— start —

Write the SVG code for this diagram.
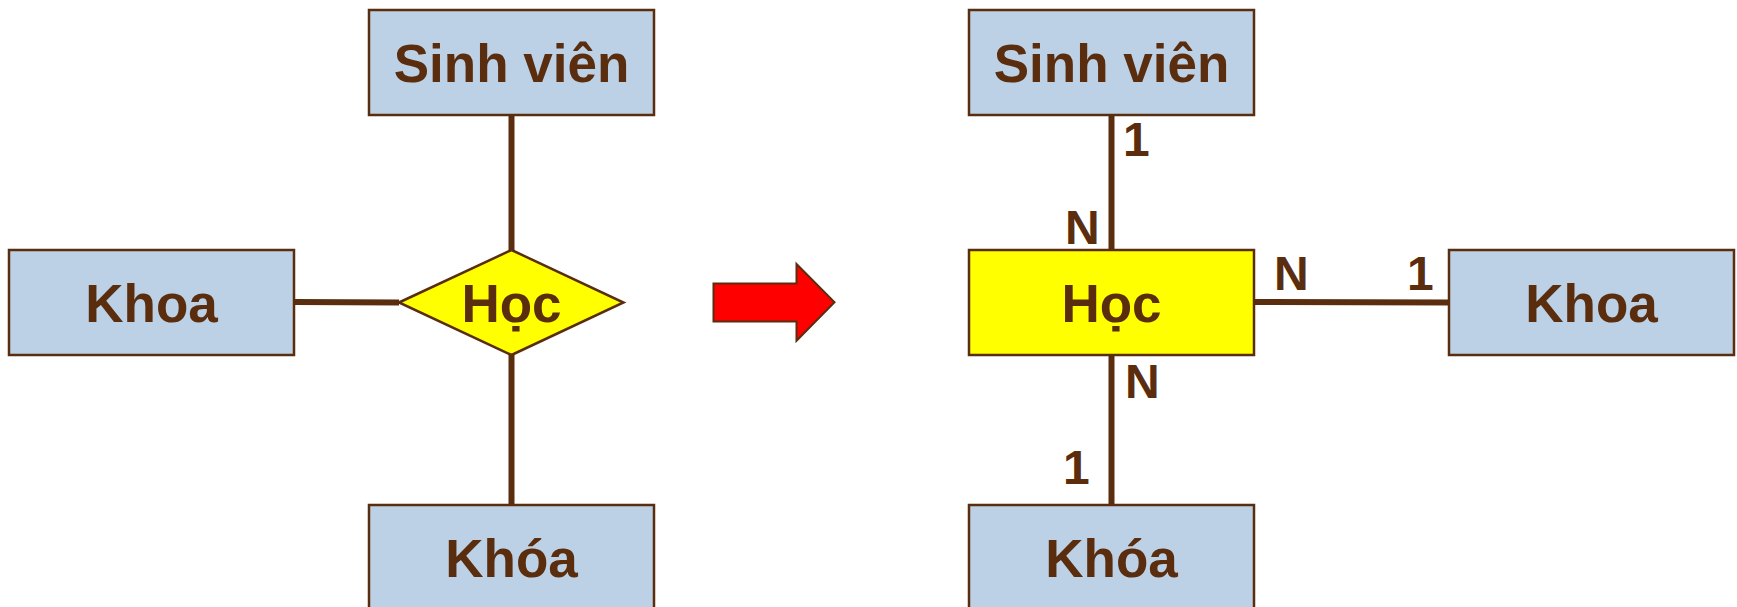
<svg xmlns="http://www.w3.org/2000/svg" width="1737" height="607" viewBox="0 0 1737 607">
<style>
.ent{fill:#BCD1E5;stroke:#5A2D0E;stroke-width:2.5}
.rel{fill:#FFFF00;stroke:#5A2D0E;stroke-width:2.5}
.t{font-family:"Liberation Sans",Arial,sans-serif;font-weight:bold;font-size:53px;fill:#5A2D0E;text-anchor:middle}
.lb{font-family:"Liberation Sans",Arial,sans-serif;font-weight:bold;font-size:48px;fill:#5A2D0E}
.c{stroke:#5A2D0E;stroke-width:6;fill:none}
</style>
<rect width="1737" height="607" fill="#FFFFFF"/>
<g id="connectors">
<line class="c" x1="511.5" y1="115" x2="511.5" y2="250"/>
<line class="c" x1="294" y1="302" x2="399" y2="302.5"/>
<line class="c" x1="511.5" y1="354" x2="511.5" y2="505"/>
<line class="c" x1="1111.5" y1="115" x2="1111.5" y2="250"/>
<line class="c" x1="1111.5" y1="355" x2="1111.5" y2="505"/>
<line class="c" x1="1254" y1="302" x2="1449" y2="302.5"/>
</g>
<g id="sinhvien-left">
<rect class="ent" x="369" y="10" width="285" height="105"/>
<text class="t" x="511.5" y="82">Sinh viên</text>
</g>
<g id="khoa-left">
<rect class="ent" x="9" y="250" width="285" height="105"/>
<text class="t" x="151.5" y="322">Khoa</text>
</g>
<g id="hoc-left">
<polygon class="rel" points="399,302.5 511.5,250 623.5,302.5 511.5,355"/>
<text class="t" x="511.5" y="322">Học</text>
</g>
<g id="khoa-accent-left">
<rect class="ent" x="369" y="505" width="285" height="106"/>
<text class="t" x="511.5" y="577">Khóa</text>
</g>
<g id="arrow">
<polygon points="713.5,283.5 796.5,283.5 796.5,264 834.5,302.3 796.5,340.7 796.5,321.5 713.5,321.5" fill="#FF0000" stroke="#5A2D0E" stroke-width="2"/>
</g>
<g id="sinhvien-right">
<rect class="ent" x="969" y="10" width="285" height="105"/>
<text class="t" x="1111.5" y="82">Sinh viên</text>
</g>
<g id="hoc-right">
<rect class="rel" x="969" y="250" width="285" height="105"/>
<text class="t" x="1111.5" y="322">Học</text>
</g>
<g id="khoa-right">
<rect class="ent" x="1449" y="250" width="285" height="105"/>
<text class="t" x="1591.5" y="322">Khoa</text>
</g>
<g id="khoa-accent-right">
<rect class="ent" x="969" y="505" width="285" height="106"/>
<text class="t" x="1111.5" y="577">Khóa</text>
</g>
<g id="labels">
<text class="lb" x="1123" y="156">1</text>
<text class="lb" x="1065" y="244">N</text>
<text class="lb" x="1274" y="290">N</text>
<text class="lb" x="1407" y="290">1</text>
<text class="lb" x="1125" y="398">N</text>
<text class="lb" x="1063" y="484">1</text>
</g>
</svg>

— end —

### Instructions to follow
Repeat the listing in full and exactly. Do not include any images.

### Complete response
Write the SVG code for this diagram.
<svg xmlns="http://www.w3.org/2000/svg" width="1737" height="607" viewBox="0 0 1737 607">
<style>
.ent{fill:#BCD1E5;stroke:#5A2D0E;stroke-width:2.5}
.rel{fill:#FFFF00;stroke:#5A2D0E;stroke-width:2.5}
.t{font-family:"Liberation Sans",Arial,sans-serif;font-weight:bold;font-size:53px;fill:#5A2D0E;text-anchor:middle}
.lb{font-family:"Liberation Sans",Arial,sans-serif;font-weight:bold;font-size:48px;fill:#5A2D0E}
.c{stroke:#5A2D0E;stroke-width:6;fill:none}
</style>
<rect width="1737" height="607" fill="#FFFFFF"/>
<g id="connectors">
<line class="c" x1="511.5" y1="115" x2="511.5" y2="250"/>
<line class="c" x1="294" y1="302" x2="399" y2="302.5"/>
<line class="c" x1="511.5" y1="354" x2="511.5" y2="505"/>
<line class="c" x1="1111.5" y1="115" x2="1111.5" y2="250"/>
<line class="c" x1="1111.5" y1="355" x2="1111.5" y2="505"/>
<line class="c" x1="1254" y1="302" x2="1449" y2="302.5"/>
</g>
<g id="sinhvien-left">
<rect class="ent" x="369" y="10" width="285" height="105"/>
<text class="t" x="511.5" y="82">Sinh viên</text>
</g>
<g id="khoa-left">
<rect class="ent" x="9" y="250" width="285" height="105"/>
<text class="t" x="151.5" y="322">Khoa</text>
</g>
<g id="hoc-left">
<polygon class="rel" points="399,302.5 511.5,250 623.5,302.5 511.5,355"/>
<text class="t" x="511.5" y="322">Học</text>
</g>
<g id="khoa-accent-left">
<rect class="ent" x="369" y="505" width="285" height="106"/>
<text class="t" x="511.5" y="577">Khóa</text>
</g>
<g id="arrow">
<polygon points="713.5,283.5 796.5,283.5 796.5,264 834.5,302.3 796.5,340.7 796.5,321.5 713.5,321.5" fill="#FF0000" stroke="#5A2D0E" stroke-width="2"/>
</g>
<g id="sinhvien-right">
<rect class="ent" x="969" y="10" width="285" height="105"/>
<text class="t" x="1111.5" y="82">Sinh viên</text>
</g>
<g id="hoc-right">
<rect class="rel" x="969" y="250" width="285" height="105"/>
<text class="t" x="1111.5" y="322">Học</text>
</g>
<g id="khoa-right">
<rect class="ent" x="1449" y="250" width="285" height="105"/>
<text class="t" x="1591.5" y="322">Khoa</text>
</g>
<g id="khoa-accent-right">
<rect class="ent" x="969" y="505" width="285" height="106"/>
<text class="t" x="1111.5" y="577">Khóa</text>
</g>
<g id="labels">
<text class="lb" x="1123" y="156">1</text>
<text class="lb" x="1065" y="244">N</text>
<text class="lb" x="1274" y="290">N</text>
<text class="lb" x="1407" y="290">1</text>
<text class="lb" x="1125" y="398">N</text>
<text class="lb" x="1063" y="484">1</text>
</g>
</svg>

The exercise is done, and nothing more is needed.